Type of Document Dissertation
Author Rose, Leslie Paige
Author's Email Address lrose2@lsu.edu
URN etd-07112006-123524
Title The Effects of Contextual Interference on the Acquisition, Retention, and Transfer of a Music Motor Skill among University Musicians
Degree Doctor of Philosophy (Ph.D.)
Department Music
Advisory Committee
Advisor Name Title
James L. Byo Committee Chair
Allison McFarland Committee Member
Evelyn Orman Committee Member
Jane W. Cassidy Committee Member
Rebecca Ellis Gardner Dean's Representative
Keywords
  • music education
  • music practice
  • music performance
  • Kamin effect
Date of Defense 2006-07-06
Availability unrestricted
Abstract
The contextual interference hypothesis holds that simple motor skill tasks are best learned when practiced under blocked, or repetitive conditions, but that retention and transfer are best accomplished when the skill has been practiced in varied conditions. The purpose of this study was to measure the effects of contextual interference practice conditions on the acquisition, retention, and transfer of a complex task—right hand lead percussion sticking technique among university musicians.

All participants (N = 120) demonstrated rhythmic competency for the task, and were necessarily unable to perform the sticking technique with accuracy at the start of treatment. Three treatment groups experienced an acquisition phase, in which they learning sticking patterns in blocked, varied, and control conditions. All participants took part in two retention and transfer tasks, with the objective of employing correct sticking patterns and rhythms. The first occurred five minutes after acquisition. The second followed latency periods of thirty minutes, one hour, six hours, or twenty-four hours. Performances were evaluated according to rhythm and pattern accuracy.

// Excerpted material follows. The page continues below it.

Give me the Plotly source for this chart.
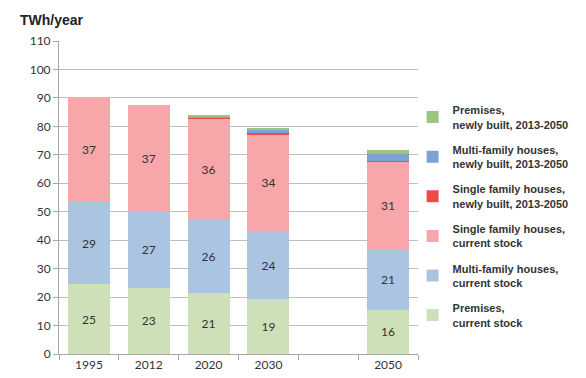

Evidence of a contextual interference effect resided in the acquisition phase, where varied participants experienced more error than blocked counterparts; however, in subsequent retention and transfer tasks, the rhythm and pattern accuracy for both groups was equivalent. Primary performance area had a significant effect on rhythm and pattern accuracy during the pretest, retention, and transfer tasks; vocalists scored significantly below instrumentalists. Effects of posttest retention and transfer latency timings were absent.

Overall, slight increases in rhythm accuracy and significant increases in pattern accuracy occurred from pretest to retention. These increases may indicate that the visual image of the music or kinesthetic feel of the task could have enhanced the music motor skill retention in this study. Both rhythm and pattern accuracy scores declined during the transfer task, and could be attributed to the interference of pattern on rhythm within a complex task. Observation of control participants’ acquisition phases and all participants’ sight reading preparation revealed that most participants’ approaches to self-structured practice were simplistic with regard to problem solving.